From the entries below, reproduce exactly the lines from the one with "Output the web" through the one with "const txt = '#333';", both included, without images.

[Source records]
|---|

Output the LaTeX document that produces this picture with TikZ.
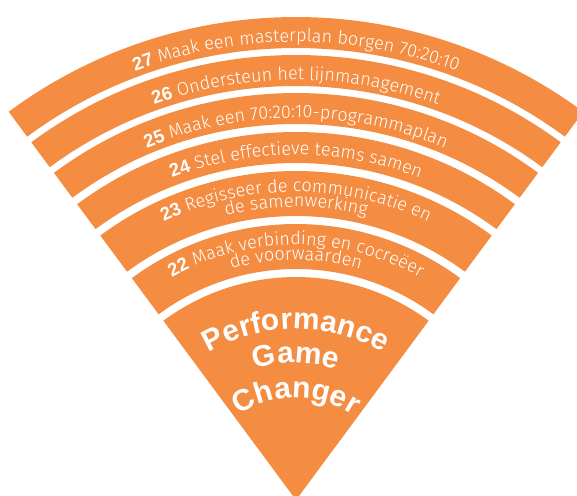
\documentclass[tikz,border=0pt]{standalone}
\usepackage{fontspec}
\setmainfont{Liberation Sans}
\newfontfamily\lightfamily{Fira Sans Light}
\usetikzlibrary{decorations.text}

\definecolor{naranja}{RGB}{244,140,66}
\newcommand\itemfont{\lightfamily\fontsize{10.3}{12}\selectfont\color{white}}
\newcommand\numfont{\fontsize{10.5}{12}\selectfont\bfseries\color{white}}
\newcommand\corefont{\fontsize{17}{20}\selectfont\bfseries\color{white}}

\begin{document}
\begin{tikzpicture}[scale=0.2]
  % Marco de la imagen
  \useasboundingbox (0,0) rectangle (57.7,49.5);

  % Estilos de bandas y textos curvos
  \tikzset{
    banda/.style={fill=naranja, draw=none},
    curva/.style={decorate, decoration={text along path, text align=center, text={#1}}}
  }

  \begin{scope}[shift={(29.6,-0.5)}]
    % Bandas del abanico
    \foreach \ro/\ri in {48.3/45.2, 44.5/41.4, 40.7/37.6, 36.8/33.7, 32.9/28.4, 27.6/23.1}
      \fill[banda] (126.5:\ro) arc[start angle=126.5, end angle=53.5, radius=\ro]
        -- (53.5:\ri) arc[start angle=53.5, end angle=126.5, radius=\ri] -- cycle;

    % Punta central
    \fill[banda] (0,0) -- (126.5:22.3) arc[start angle=126.5, end angle=53.5, radius=22.3] -- cycle;

    % Textos de las bandas
    \path[curva={|\numfont|27 |\itemfont|Maak een masterplan borgen 70:20:10}]
      (160:45.8) arc[start angle=160, end angle=20, radius=45.8];
    \path[curva={|\numfont|26 |\itemfont|Ondersteun het lijnmanagement}]
      (160:42.0) arc[start angle=160, end angle=20, radius=42.0];
    \path[curva={|\numfont|25 |\itemfont|Maak een 70:20:10-programmaplan}]
      (160:38.2) arc[start angle=160, end angle=20, radius=38.2];
    \path[curva={|\numfont|24 |\itemfont|Stel effectieve teams samen}]
      (160:34.5) arc[start angle=160, end angle=20, radius=34.5];
    \path[curva={|\numfont|23 |\itemfont|Regisseer de communicatie en}]
      (160:30.8) arc[start angle=160, end angle=20, radius=30.8];
    \path[curva={|\itemfont|de samenwerking}]
      (160:29.3) arc[start angle=160, end angle=20, radius=29.3];
    \path[curva={|\numfont|22 |\itemfont|Maak verbinding en cocreëer}]
      (160:25.5) arc[start angle=160, end angle=20, radius=25.5];
    \path[curva={|\itemfont|de voorwaarden}]
      (160:24.0) arc[start angle=160, end angle=20, radius=24.0];

    % Titulo central
    \path[curva={|\corefont|Performance}]
      (170:17.1) arc[start angle=170, end angle=10, radius=17.1];
    \path[curva={|\corefont|Game}]
      (170:13.7) arc[start angle=170, end angle=10, radius=13.7];
    \path[curva={|\corefont|Changer}]
      (170:10.2) arc[start angle=170, end angle=10, radius=10.2];
  \end{scope}
\end{tikzpicture}
\end{document}
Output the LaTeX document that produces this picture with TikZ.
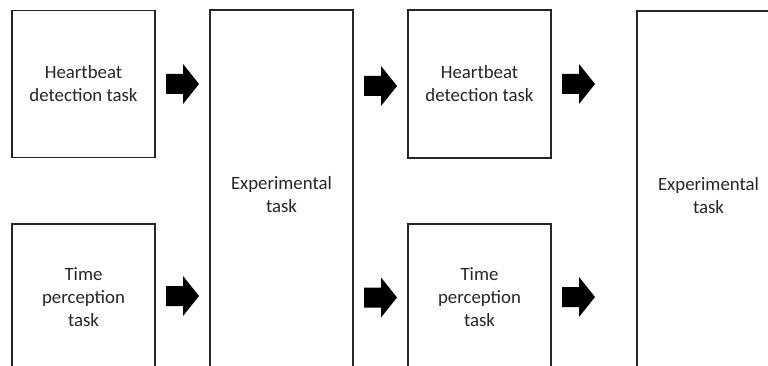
\documentclass[tikz,border=0pt]{standalone}
\usepackage{fontspec}
\setmainfont{Carlito}
\tikzset{
  taskbox/.style={draw=black!85, line width=1.2pt, fill=white, inner sep=0pt,
    align=center, font=\fontsize{18.8}{23}\selectfont, text=black!85},
  fatarrow/.pic={\fill[black] (0,-10) -- (17,-10) -- (17,-20) -- (33,0) -- (17,20) -- (17,10) -- (0,10) -- cycle;}
}
\begin{document}
\begin{tikzpicture}[x=1pt,y=-1pt]
\useasboundingbox (0,0) rectangle (768,366);
\clip (0,0) rectangle (768,366);
\fill[white] (0,0) rectangle (768,366);
% boxes
\node[taskbox, minimum width=143pt, minimum height=147pt] (hb1) at (83.5,84) {Heartbeat\\detection task};
\node[taskbox, minimum width=143pt, minimum height=146pt] (tp1) at (83.5,297) {Time\\perception\\task};
\node[taskbox, minimum width=143pt, minimum height=370pt] (ex1) at (281.5,195) {Experimental\\task};
\node[taskbox, minimum width=143pt, minimum height=148pt] (hb2) at (479.5,84) {Heartbeat\\detection task};
\node[taskbox, minimum width=143pt, minimum height=146pt] (tp2) at (479.5,297) {Time\\perception\\task};
\node[taskbox, minimum width=143pt, minimum height=369pt] (ex2) at (708.5,195.5) {Experimental\\task};
% arrows
\pic (a1) at (166,84) {fatarrow};
\pic (a2) at (166,296) {fatarrow};
\pic (a3) at (364,86) {fatarrow};
\pic (a4) at (364,297.5) {fatarrow};
\pic (a5) at (562,84) {fatarrow};
\pic (a6) at (562,297) {fatarrow};
\end{tikzpicture}
\end{document}
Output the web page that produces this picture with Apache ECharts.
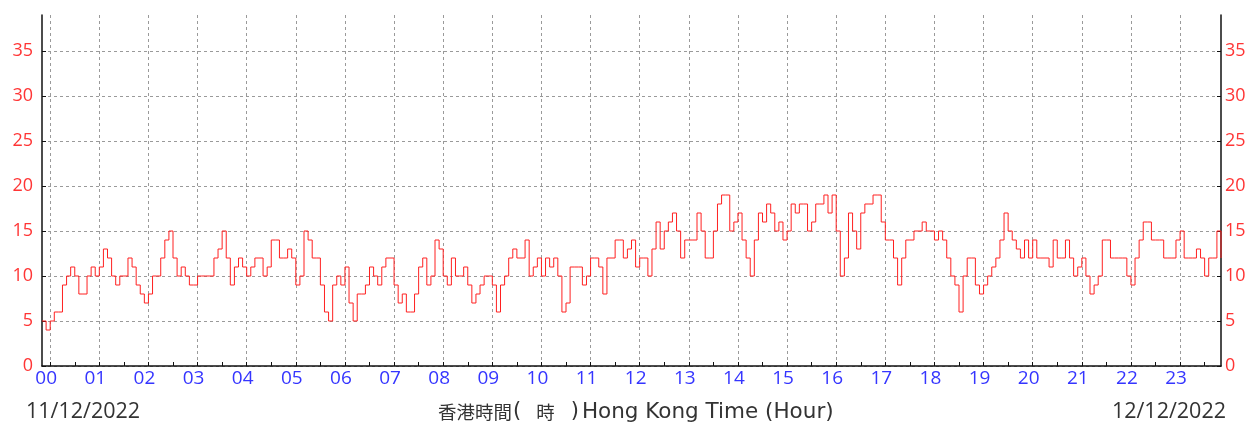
<!DOCTYPE html>
<html>
<head>
<meta charset="utf-8">
<script src="https://cdn.jsdelivr.net/npm/echarts@6/dist/echarts.min.js"></script>
<style>
html,body{margin:0;padding:0;background:#fff;}
#c{width:1255px;height:423px;}
</style>
</head>
<body>
<div id="c"></div>
<script>
// 5-minute samples from 23:50 (11/12/2022) to 23:50 (12/12/2022)
const startMinute = -10;
const stepMinutes = 5;
const values = [
  5,4,5,6,6,9,10,11,10,8,8,10,
  11,10,11,13,12,10,9,10,10,12,11,9,
  8,7,8,10,10,12,14,15,12,10,11,10,
  9,9,10,10,10,10,12,13,15,12,9,11,
  12,11,10,11,12,12,10,11,14,14,12,12,
  13,12,9,10,15,14,12,12,9,6,5,9,
  10,9,11,7,5,8,8,9,11,10,9,11,
  12,12,9,7,8,6,6,8,11,12,9,10,
  14,13,10,9,12,10,10,11,9,7,8,9,
  10,10,9,6,9,10,12,13,12,12,14,10,
  11,12,10,12,11,12,10,6,7,11,11,11,
  9,10,12,12,11,8,12,12,14,14,12,13,
  14,11,12,12,10,13,16,13,15,16,17,15,
  12,14,14,14,17,15,12,12,15,18,19,19,
  15,16,17,14,12,10,14,17,16,18,17,15,
  16,14,15,18,17,18,18,15,16,18,18,19,
  17,19,15,10,12,17,15,13,17,18,18,19,
  19,16,14,14,12,9,12,14,14,15,15,16,
  15,15,14,15,14,12,10,9,6,10,12,12,
  9,8,9,10,11,12,14,17,15,14,13,12,
  14,12,14,12,12,12,11,14,12,12,14,12,
  10,11,12,10,8,9,10,14,14,12,12,12,
  12,10,9,12,14,16,16,14,14,14,12,12,
  12,14,15,12,12,12,13,12,10,12,12,15,
  12
];
const yTickValues = [0,5,10,15,20,25,30,35];
const startDateLabel = '11/12/2022';
const endDateLabel = '12/12/2022';
const titleZh = '香港時間';
const titleZhUnit = '時';
const titleEn = 'Hong Kong Time (Hour)';

const pad = n => (n < 10 ? '0' : '') + n;
const categories = values.map((v, i) => {
  let m = startMinute + i * stepMinutes;
  m = ((m % 1440) + 1440) % 1440;
  return pad(Math.floor(m / 60)) + ':' + pad(m % 60);
});

const FONT = "'Open Sans', 'Noto Sans CJK TC', sans-serif";
const LAT = "'DejaVu Sans', sans-serif";
const CJK = "'Noto Sans CJK TC', sans-serif";
const grid = '#9a9a9a';
const isHour = (i, v) => v.slice(3) === '00';
const isHalf = (i, v) => v.slice(3) === '00' || v.slice(3) === '30';
const txt = '#333';

const chart = echarts.init(document.getElementById('c'), null, {renderer: 'canvas'});
chart.setOption({
  animation: false,
  backgroundColor: '#fff',
  grid: {left: 42, right: 34, top: 15, bottom: 57},
  title: [
    {text: startDateLabel, left: 26, top: 401, padding: 0, textStyle: {fontFamily: FONT, fontSize: 21.5, fontWeight: 'normal', color: txt}},
    {text: endDateLabel, right: 29, top: 401, padding: 0, textStyle: {fontFamily: FONT, fontSize: 21.5, fontWeight: 'normal', color: txt}},
    {
      text: '{c|' + titleZh + '}{p|(}{c|' + titleZhUnit + '}{q|)}{l|' + titleEn + '}',
      left: 438, top: 400, padding: 0,
      textStyle: {
        fontWeight: 'normal', color: txt,
        rich: {
          c: {fontFamily: CJK, fontSize: 18.5, color: txt, lineHeight: 24},
          p: {fontFamily: LAT, fontSize: 21, color: txt, lineHeight: 24, padding: [0, 15, 0, 1]},
          q: {fontFamily: LAT, fontSize: 21, color: txt, lineHeight: 24, padding: [0, 3, 0, 16]},
          l: {fontFamily: LAT, fontSize: 21.5, color: txt, lineHeight: 24}
        }
      }
    }
  ],
  xAxis: {
    type: 'category',
    data: categories,
    boundaryGap: false,
    axisLine: {lineStyle: {color: '#111', width: 1.5}},
    axisTick: {show: true, inside: true, length: 4, interval: isHalf, lineStyle: {color: '#111'}},
    axisLabel: {
      interval: isHour,
      formatter: v => v.slice(0, 2),
      color: '#3535ff', fontSize: 19, fontFamily: FONT, margin: 3,
      padding: [0, 8, 0, 0]
    },
    splitLine: {show: true, interval: isHour, lineStyle: {color: grid, type: [3, 3], width: 1}}
  },
  yAxis: [
    {
      type: 'value', min: 0, max: 39, interval: 5, position: 'left',
      axisLine: {show: true, lineStyle: {color: '#111', width: 1.5}},
      axisTick: {show: true, inside: true, length: 4, customValues: yTickValues, lineStyle: {color: '#111'}},
      axisLabel: {customValues: yTickValues, color: '#ff3535', fontSize: 18, fontFamily: FONT, margin: 9},
      splitLine: {show: true, lineStyle: {color: [grid,grid,grid,grid,grid,grid,grid,grid,'rgba(0,0,0,0)'], type: [3, 3], width: 1}}
    },
    {
      type: 'value', min: 0, max: 39, interval: 5, position: 'right',
      axisLine: {show: true, lineStyle: {color: '#111', width: 1.5}},
      axisTick: {show: true, inside: true, length: 4, customValues: yTickValues, lineStyle: {color: '#111'}},
      axisLabel: {customValues: yTickValues, color: '#ff3535', fontSize: 18, fontFamily: FONT, margin: 4},
      splitLine: {show: false}
    }
  ],
  series: [{
    type: 'line',
    data: values,
    step: 'end',
    showSymbol: false,
    lineStyle: {color: '#ff2020', width: 1},
    yAxisIndex: 0
  }]
});
</script>
</body>
</html>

|---|

• **Task response**:
Output the web page that produces this picture with Apache ECharts.
<!DOCTYPE html>
<html>
<head>
<meta charset="utf-8">
<script src="https://cdn.jsdelivr.net/npm/echarts@6/dist/echarts.min.js"></script>
<style>
html,body{margin:0;padding:0;background:#fff;}
#c{width:1255px;height:423px;}
</style>
</head>
<body>
<div id="c"></div>
<script>
// 5-minute samples from 23:50 (11/12/2022) to 23:50 (12/12/2022)
const startMinute = -10;
const stepMinutes = 5;
const values = [
  5,4,5,6,6,9,10,11,10,8,8,10,
  11,10,11,13,12,10,9,10,10,12,11,9,
  8,7,8,10,10,12,14,15,12,10,11,10,
  9,9,10,10,10,10,12,13,15,12,9,11,
  12,11,10,11,12,12,10,11,14,14,12,12,
  13,12,9,10,15,14,12,12,9,6,5,9,
  10,9,11,7,5,8,8,9,11,10,9,11,
  12,12,9,7,8,6,6,8,11,12,9,10,
  14,13,10,9,12,10,10,11,9,7,8,9,
  10,10,9,6,9,10,12,13,12,12,14,10,
  11,12,10,12,11,12,10,6,7,11,11,11,
  9,10,12,12,11,8,12,12,14,14,12,13,
  14,11,12,12,10,13,16,13,15,16,17,15,
  12,14,14,14,17,15,12,12,15,18,19,19,
  15,16,17,14,12,10,14,17,16,18,17,15,
  16,14,15,18,17,18,18,15,16,18,18,19,
  17,19,15,10,12,17,15,13,17,18,18,19,
  19,16,14,14,12,9,12,14,14,15,15,16,
  15,15,14,15,14,12,10,9,6,10,12,12,
  9,8,9,10,11,12,14,17,15,14,13,12,
  14,12,14,12,12,12,11,14,12,12,14,12,
  10,11,12,10,8,9,10,14,14,12,12,12,
  12,10,9,12,14,16,16,14,14,14,12,12,
  12,14,15,12,12,12,13,12,10,12,12,15,
  12
];
const yTickValues = [0,5,10,15,20,25,30,35];
const startDateLabel = '11/12/2022';
const endDateLabel = '12/12/2022';
const titleZh = '香港時間';
const titleZhUnit = '時';
const titleEn = 'Hong Kong Time (Hour)';

const pad = n => (n < 10 ? '0' : '') + n;
const categories = values.map((v, i) => {
  let m = startMinute + i * stepMinutes;
  m = ((m % 1440) + 1440) % 1440;
  return pad(Math.floor(m / 60)) + ':' + pad(m % 60);
});

const FONT = "'Open Sans', 'Noto Sans CJK TC', sans-serif";
const LAT = "'DejaVu Sans', sans-serif";
const CJK = "'Noto Sans CJK TC', sans-serif";
const grid = '#9a9a9a';
const isHour = (i, v) => v.slice(3) === '00';
const isHalf = (i, v) => v.slice(3) === '00' || v.slice(3) === '30';
const txt = '#333';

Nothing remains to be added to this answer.